A transcendental number from the diophantine equation $x+2y+3z=n$

Question

Let $\displaystyle n=1,2,3,\cdots.$ We denote by $D_n$ the number of non-negative integer solutions of the diophantine equation $$x+2y+3z=n$$

Prove that $$ \sum_{n=0}^{\infty} \frac{1}{D_{2n+1}} $$ is a transcendental number.

Answer 1

If I have not mistaken something, $$ [x^{2n+1}]\frac{1}{(1-x)(1-x^2)(1-x^3)} = \frac{(n+1)(n+3)}{3}, $$ when $n\equiv 0,2\pmod{3}$, and $$ [x^{2n+1}]\frac{1}{(1-x)(1-x^2)(1-x^3)} = \frac{(n+1)(n+3)+1}{3} $$ when $n\equiv 1\pmod{3}$, hence: $$\begin{eqnarray*}\sum_{n=0}^{+\infty}\frac{1}{D_{2n+1}}&=&\sum_{n=0}^{+\infty}\frac{3}{(n+1)(n+3)}-\!\!\!\!\sum_{n\equiv 1\!\!\pmod{\!\!3}}\frac{3}{(n+1)(n+3)(n+2)^2}\\&=&\frac{9}{4}-\frac{1}{3}\left(\frac{9}{2}-\frac{\sqrt{3}\,\pi}{2}-\frac{\pi^2}{6}\right)\\&=&\frac{1}{36}\left(27+2\pi\left(\pi+3\sqrt{3}\right)\right),\end{eqnarray*}$$ and we only need to show that $u=\pi(\pi+3\sqrt{3})$ is a trascendental number.

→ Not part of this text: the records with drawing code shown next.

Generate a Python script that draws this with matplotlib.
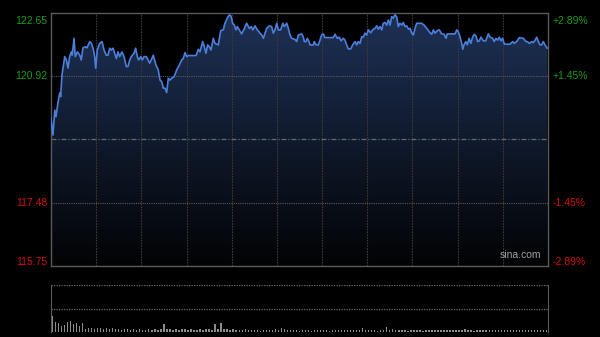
from matplotlib import pyplot as plt
from matplotlib.colors import LinearSegmentedColormap
import numpy as np

# minutes from the open (HK session, 330 min) and price
minutes = [0, 1.3, 2.5, 3.3, 4.6, 5.8, 6.4, 7.3, 9.1, 10.2, 11.3, 12.4, 13.5, 14.1, 15.3, 16.1,
           17.5, 19.1, 20.1, 21.2, 22.8, 23.9, 25.7, 26.8, 27.9, 29.0, 29.7, 30.7, 32.3, 33.9,
           35.2, 36.7, 37.8, 39.0, 40.0, 41.2, 42.3, 43.4, 44.5, 45.6, 47.1, 48.5, 50.0, 51.1,
           52.3, 53.3, 55.1, 56.2, 57.3, 58.2, 59.6, 60.6, 61.8, 63.3, 64.4, 65.5, 66.6, 67.9,
           69.7, 71.2, 72.4, 73.5, 74.6, 75.7, 76.8, 77.9, 79.0, 80.1, 81.7, 83.5, 85.2, 86.8,
           87.8, 89.0, 90.1, 91.2, 93.4, 96.3, 97.8, 98.9, 100.7, 101.8, 102.9, 104.0, 105.1,
           106.2, 107.8, 108.9, 111.1, 112.7, 114.4, 115.5, 117.1, 118.4, 119.5, 120.6, 121.7,
           122.8, 123.7, 125.0, 126.6, 128.2, 129.9, 131.7, 133.0, 134.0, 135.5, 137.0, 138.8,
           139.9, 141.0, 142.1, 143.2, 145.0, 146.5, 147.6, 148.7, 149.9, 150.9, 152.5, 153.9,
           154.9, 156.5, 157.6, 158.7, 159.8, 162.0, 163.1, 164.2, 166.5, 167.5, 168.2, 169.3,
           170.2, 171.3, 172.0, 174.2, 174.8, 176.0, 177.5, 178.6, 179.7, 180.8, 181.9, 184.1,
           187.4, 188.6, 190.1, 191.4, 192.6, 194.1, 195.2, 196.3, 197.4, 199.0, 200.3, 201.9,
           203.0, 204.0, 205.2, 206.3, 207.4, 208.5, 209.6, 210.7, 212.3, 213.6, 215.1, 216.3,
           217.3, 218.5, 219.6, 220.6, 221.8, 222.9, 224.0, 225.1, 226.2, 227.3, 228.4, 229.5,
           230.6, 231.7, 232.9, 233.9, 235.1, 236.2, 237.3, 238.4, 239.5, 240.6, 241.7, 242.8,
           246.1, 247.7, 249.5, 251.7, 252.8, 253.9, 255.0, 256.5, 257.8, 259.4, 261.0, 262.3,
           263.1, 268.3, 269.4, 270.4, 271.6, 272.7, 273.4, 274.2, 275.4, 276.4, 277.6, 278.7,
           280.0, 281.1, 282.2, 283.3, 284.4, 285.5, 287.1, 288.6, 290.4, 291.5, 293.3, 294.2,
           295.5, 296.6, 297.7, 298.8, 299.9, 301.0, 304.8, 306.6, 307.6, 309.2, 311.0, 313.6,
           315.4, 316.3, 317.6, 319.2, 320.2, 321.4, 322.5, 323.6, 324.7, 325.8, 326.9, 328.0,
           329.5]
price = [119.78, 119.32, 120.00, 119.82, 120.20, 120.47, 120.37, 120.96, 121.46, 121.37, 121.15,
         121.46, 121.59, 121.50, 121.96, 121.46, 121.59, 121.50, 121.37, 121.70, 121.73, 121.70,
         121.87, 121.82, 121.70, 121.46, 121.14, 121.64, 121.82, 121.87, 121.64, 121.50, 121.50,
         121.69, 121.64, 121.69, 121.55, 121.41, 121.59, 121.46, 121.59, 121.46, 121.19, 121.19,
         121.37, 121.46, 121.55, 121.69, 121.46, 121.37, 121.46, 121.37, 121.46, 121.46, 121.37,
         121.28, 121.37, 121.50, 121.23, 121.10, 120.82, 120.78, 120.60, 120.60, 120.48, 120.87,
         120.82, 120.87, 120.91, 121.10, 121.23, 121.37, 121.41, 121.57, 121.46, 121.49, 121.49,
         121.49, 121.66, 121.59, 121.87, 121.73, 121.55, 121.78, 121.73, 121.64, 121.96, 121.82,
         121.78, 122.17, 122.19, 122.37, 122.51, 122.60, 122.57, 122.37, 122.32, 122.19, 122.28,
         122.19, 122.08, 122.21, 122.37, 122.23, 122.28, 122.19, 122.30, 122.19, 122.10, 122.05,
         121.96, 122.10, 122.23, 122.30, 122.28, 122.10, 122.19, 122.37, 122.19, 122.19, 122.37,
         122.28, 122.37, 122.23, 122.05, 121.96, 121.93, 121.87, 122.05, 122.08, 122.00, 121.87,
         121.87, 121.96, 121.87, 121.78, 121.78, 121.87, 121.78, 121.78, 121.91, 122.05, 122.08,
         121.98, 121.98, 121.98, 122.07, 121.96, 121.99, 121.89, 121.96, 121.91, 121.78, 121.67,
         121.67, 121.78, 121.87, 121.78, 121.87, 121.82, 122.00, 122.00, 122.10, 122.05, 122.19,
         122.11, 122.19, 122.23, 122.30, 122.21, 122.28, 122.19, 122.37, 122.39, 122.32, 122.46,
         122.32, 122.55, 122.51, 122.60, 122.55, 122.28, 122.37, 122.32, 122.39, 122.28, 122.30,
         122.21, 122.23, 122.10, 122.05, 122.23, 122.37, 122.37, 122.32, 122.23, 122.11, 122.07,
         122.19, 122.10, 122.17, 122.19, 122.08, 122.07, 121.96, 122.08, 122.08, 122.19, 122.14,
         122.00, 121.82, 121.66, 121.78, 121.87, 121.78, 121.96, 121.82, 122.00, 122.07, 122.02,
         121.87, 121.89, 121.99, 121.89, 121.89, 122.08, 121.99, 121.96, 121.87, 121.96, 121.91,
         121.99, 121.89, 121.96, 121.80, 121.80, 121.87, 121.82, 121.87, 121.98, 121.96, 121.87,
         121.87, 121.82, 121.87, 121.84, 121.91, 121.99, 121.87, 121.78, 121.78, 121.87, 121.78,
         121.69]

# volume, one bar every 2 minutes (relative units)
volume = [16, 10, 9, 6, 7, 10, 11, 8, 9, 6, 9, 3, 4, 4, 3, 4, 4, 3, 4, 3,
          4, 3, 3, 2, 3, 3, 2, 3, 2, 3, 2, 2, 3, 2, 3, 2, 3, 8, 3, 3,
          2, 3, 2, 3, 3, 2, 3, 2, 2, 3, 2, 3, 3, 2, 8, 3, 9, 3, 3, 2,
          3, 2, 2, 2, 3, 2, 2, 2, 2, 1, 2, 2, 2, 2, 3, 2, 4, 3, 2, 2,
          2, 2, 1, 2, 2, 2, 1, 2, 2, 2, 2, 2, 1, 2, 2, 2, 2, 2, 2, 2,
          2, 2, 2, 4, 2, 2, 2, 2, 1, 2, 2, 5, 2, 3, 2, 2, 2, 2, 1, 2,
          2, 2, 2, 1, 2, 2, 2, 2, 2, 2, 2, 2, 2, 2, 2, 2, 2, 3, 2, 2,
          1, 2, 2, 2, 2, 2, 2, 2, 2, 2, 2, 2, 2, 2, 2, 2, 2, 2, 2, 2,
          2, 2, 2, 2, 2]

prev_close = 119.20
y_ticks = [115.75, 117.48, 120.92, 122.65]
y_labels = ['115.75', '117.48', '120.92', '122.65']
pct_labels = ['-2.89%', '-1.45%', '+1.45%', '+2.89%']
tick_colors = ['#d01010', '#d01010', '#1c9c1c', '#1c9c1c']

fig = plt.figure(figsize=(6, 3.37), dpi=100, facecolor='black')
ax = fig.add_axes([51/600, 1 - 266/337, 497/600, 253/337], facecolor='black')
ax.set_xlim(0, 330)
ax.set_ylim(115.75, 122.65)

# gradient fill under the line
cmap = LinearSegmentedColormap.from_list('fill', ['#020304', '#1e3156'])
grad = np.linspace(0, 1, 256).reshape(-1, 1)
img = ax.imshow(grad, extent=[0, 330, 115.75, 122.65], origin='lower', aspect='auto',
                cmap=cmap, zorder=1)
poly = ax.fill_between(minutes, price, 115.75, color='none', lw=0)
img.set_clip_path(poly.get_paths()[0], transform=ax.transData)
ax.plot(minutes, price, color='#4b7fdc', lw=1.2, zorder=3)

for m in range(30, 330, 30):
    ax.axvline(m, color='#3a3a3a', lw=0.8, ls=(0, (1.5, 1)), zorder=2)
for v in [117.48, 120.92]:
    ax.axhline(v, color='#5a5a5a', lw=0.8, ls=(0, (1, 1)), zorder=2)
ax.axhline(prev_close, color='#6a6a6a', lw=0.9, ls=(0, (4, 1.5, 1, 1.5)), zorder=2)

for s in ax.spines.values():
    s.set_color('#5a5a5a')
    s.set_linewidth(1)
ax.set_xticks([])
ax.set_yticks([])

# y labels
offs = [0.105, 0, 0, -0.21]
for v, lab, pl, c, o in zip(y_ticks, y_labels, pct_labels, tick_colors, offs):
    ax.text(-0.008, v + o, lab, transform=ax.get_yaxis_transform(), ha='right', va='center',
            color=c, fontsize=7.5, family='Liberation Sans')
    ax.text(1.01, v + o, pl, transform=ax.get_yaxis_transform(), ha='left', va='center',
            color=c, fontsize=7.5, family='Liberation Sans')

ax.text(0.987, 0.022, 'sina.com', transform=ax.transAxes, ha='right', va='bottom',
        color='#a0a0a0', fontsize=7.5, family='Liberation Sans')

# volume panel
vax = fig.add_axes([51/600, 1 - 332/337, 497/600, 47/337], facecolor='black')
vx = np.arange(len(volume)) * 2 + 0.5
vax.bar(vx, volume, width=0.9, color='#8c8c8c', align='edge')
vax.set_xlim(0, 330)
vax.set_ylim(0, 47)
vax.axhline(47, color='#6a6a6a', lw=0.9, ls=(0, (1, 1)))
vax.axhline(23.5, color='#6a6a6a', lw=0.9, ls=(0, (1, 1)))
vax.spines['top'].set_visible(False)
vax.spines['bottom'].set_visible(False)
vax.spines['left'].set_color('#5a5a5a')
vax.spines['right'].set_color('#5a5a5a')
vax.set_xticks([])
vax.set_yticks([])

plt.savefig('out.png', dpi=100, facecolor='black')
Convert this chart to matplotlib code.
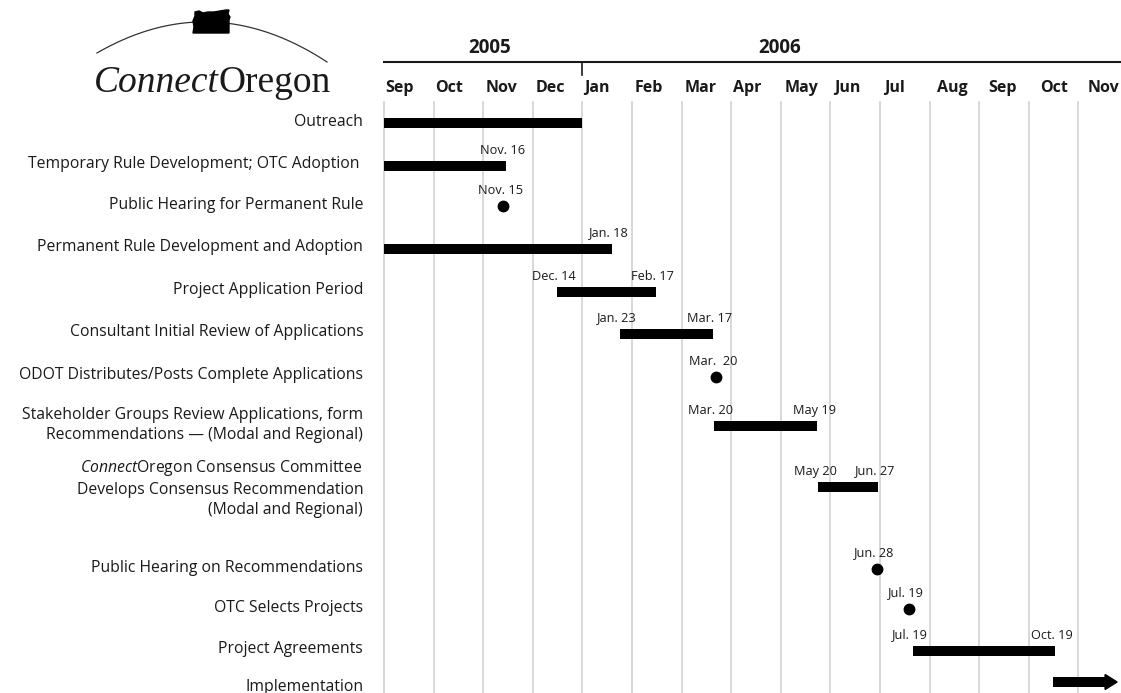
import numpy as np
import matplotlib
matplotlib.use("Agg")
import matplotlib.pyplot as plt

plt.rcParams['font.family'] = ['Open Sans', 'DejaVu Sans']
plt.rcParams['mathtext.fontset'] = 'custom'
plt.rcParams['mathtext.rm'] = 'Open Sans'
plt.rcParams['mathtext.it'] = 'Open Sans:italic'

# ---- data (positions in months from Sep 1 2005) ----
months = ['Sep', 'Oct', 'Nov', 'Dec', 'Jan', 'Feb', 'Mar', 'Apr', 'May',
          'Jun', 'Jul', 'Aug', 'Sep', 'Oct', 'Nov']
years = ['2005', '2006']
year_pos = [2.14, 7.98]

tasks = [
    "Outreach",
    "Temporary Rule Development; OTC Adoption ",
    "Public Hearing for Permanent Rule",
    "Permanent Rule Development and Adoption",
    "Project Application Period",
    "Consultant Initial Review of Applications",
    "ODOT Distributes/Posts Complete Applications",
    "Stakeholder Groups Review Applications, form\nRecommendations \u2014 (Modal and Regional)",
    "$\\mathit{Connect}$Oregon Consensus Committee \nDevelops Consensus Recommendation\n(Modal and Regional)",
    "Public Hearing on Recommendations",
    "OTC Selects Projects",
    "Project Agreements",
    "Implementation",
]
kinds = ['bar', 'bar', 'dot', 'bar', 'bar', 'bar', 'dot', 'bar', 'bar',
         'dot', 'dot', 'bar', 'arrow']
starts = [0.0, 0.0, 2.40, 0.0, 3.49, 4.76, 6.69, 6.65, 8.75, 9.94, 10.58, 10.67, 13.49]
ends = [4.0, 2.46, 2.40, 4.60, 5.48, 6.63, 6.69, 8.73, 9.96, 9.94, 10.58, 13.53, 14.78]
start_labels = ['', '', 'Nov. 15', '', 'Dec. 14', 'Jan. 23', 'Mar.  20', 'Mar. 20',
                'May 20', 'Jun. 28', 'Jul. 19', 'Jul. 19', '']
end_labels = ['', 'Nov. 16', '', 'Jan. 18', 'Feb. 17', 'Mar. 17', '', 'May 19',
              'Jun. 27', '', '', 'Oct. 19', '']

# ---- layout (pixels) ----
W, H = 1121, 693
px_month = 49.6
x0 = 384
row_y = [123, 166, 206, 249, 292, 334, 377, 426, 487, 569, 609, 651, 682]
label_y = [122, 164, 205, 247, 290, 332, 375, 425, 488, 568, 608, 649, 687]
month_label_px = [385, 435, 486, 536, 584, 635, 685, 733, 785, 834, 884, 937, 988, 1040, 1088]
ink = '#1a1a1a'

fig = plt.figure(figsize=(W / 100, H / 100), dpi=100)
left = x0 / W
xmax = (W - x0) / px_month

ax = fig.add_axes([left, 0, 1 - left, (H - 102) / H])
ax.set_xlim(0, xmax)
ax.set_ylim(H, 102)
ax.axis('off')

for m in range(len(months)):
    ax.axvline(m, color='#d6d6d6', lw=1.3, zorder=0, clip_on=False)

for i, t in enumerate(tasks):
    ax.text(-0.42, label_y[i], t, ha='right', va='center', multialignment='right',
            fontsize=11.3, color=ink, linespacing=1.3)
    y = row_y[i]
    if kinds[i] == 'bar':
        ax.barh(y, ends[i] - starts[i], left=starts[i], height=10, color='black', zorder=3)
    elif kinds[i] == 'dot':
        ax.plot(starts[i], y, 'o', ms=7.5, color='black', zorder=3)
    else:
        head = 12 / px_month
        ax.barh(y, ends[i] - head - starts[i], left=starts[i], height=10, color='black', zorder=3)
        ax.fill([ends[i] - head, ends[i], ends[i] - head], [y - 7.5, y, y + 7.5],
                color='black', zorder=3, clip_on=False)
    if start_labels[i]:
        ax.text(starts[i] - 0.06, y - 16, start_labels[i], ha='center', va='center',
                fontsize=9.2, color=ink)
    if end_labels[i]:
        ax.text(ends[i] - 0.06, y - 16, end_labels[i], ha='center', va='center',
                fontsize=9.2, color=ink)

# ---- header ----
hdr = fig.add_axes([left, (H - 102) / H, 1 - left, 102 / H])
hdr.set_xlim(0, xmax)
hdr.set_ylim(102, 0)
hdr.axis('off')
hdr.plot([0, xmax], [62, 62], color=ink, lw=1.5, clip_on=False)
hdr.plot([4, 4], [62, 75], color=ink, lw=1.2)
for name, px in zip(months, month_label_px):
    hdr.text((px - x0) / px_month, 88, name, ha='left', va='center', fontsize=11.5,
             fontweight='bold', color=ink, clip_on=False)
for yr, pos in zip(years, year_pos):
    hdr.text(pos, 48, yr, ha='center', va='center', fontsize=13.5,
             fontweight='bold', color=ink)

# ---- logo ----
lg = fig.add_axes([0, 0, left, 1])
lg.set_xlim(0, x0)
lg.set_ylim(H, 0)
lg.axis('off')
coef = np.polyfit([97, 212, 327], [53, 22, 62], 2)
xs = np.linspace(97, 327, 100)
lg.plot(xs, np.polyval(coef, xs), color='#333333', lw=0.9)
shape_x = [195, 199, 203, 208, 214, 220, 226, 229, 228, 230, 229, 229, 193, 194, 193, 195]
shape_y = [12, 11, 13, 12, 12, 11, 10, 10, 14, 17, 20, 33, 33, 27, 21, 16]
lg.fill(shape_x, shape_y, color='black', zorder=3)
lg.text(219, 92, 'Connect', ha='right', va='baseline', fontsize=27,
        family='Liberation Serif', style='italic', color=ink)
lg.text(219, 92, 'Oregon', ha='left', va='baseline', fontsize=27,
        family='Liberation Serif', color=ink)

fig.savefig('out.png', dpi=100)
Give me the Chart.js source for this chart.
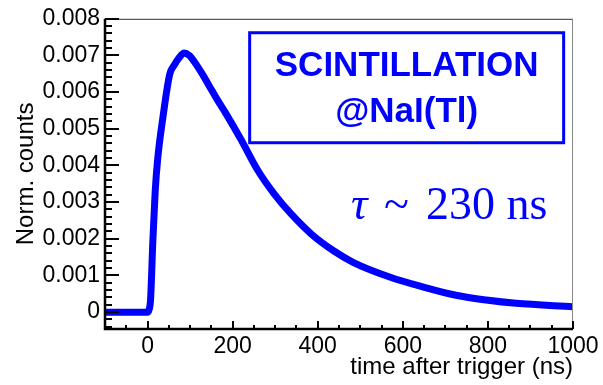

But if $u$ were algebraic, then $$\pi = \frac{-3\sqrt{3}+\sqrt{27+4u}}{2}$$ would be algebraic too, contradiction.

Answer 2

We have that $$ \displaystyle D_{n} = \left \lfloor \frac {(n+3)^2}{12} \right \rceil $$ where $\lfloor x \rceil$ is the nearest integer to $x$. You can find a detailed proof here (first pdf link, p.50). It gives $$ D_{2n+1} = \left \lfloor \frac {(n+2)^2}{3} \right \rceil. $$

As Jack D'Aurizio explained, we deduce that

$$ \sum_{n=0}^{\infty} \frac{1}{D_{2n+1}}=\frac{3}{4} + \frac{\pi \sqrt{3}}{6} + \frac{\pi^2}{18} $$

Since $\sqrt{3}$ is algebraic, this sum is transcendental as $\pi$ is.

Likewise, we obtain

$$ \sum_{n=0}^{\infty} \frac{1}{D_{n}}= \frac{135}{36} - \frac{\pi \sqrt{3}}{6} + \frac{\pi^2}{18} +\frac{\pi \sqrt{3}}{3}\tan \left( \frac{\pi \sqrt{3}}{6} \right), $$ $$ \sum_{n=0}^{\infty} \frac{(-1)^n}{D_{n}}=\frac{9}{4} - \frac{\pi \sqrt{3}}{2} + \frac{\pi^2}{18} +\frac{\pi \sqrt{3}}{3}\tan \left( \frac{\pi \sqrt{3}}{6} \right). $$

For these two last sums, it seems rather difficult to prove they are transcendental, as we may suspect they are.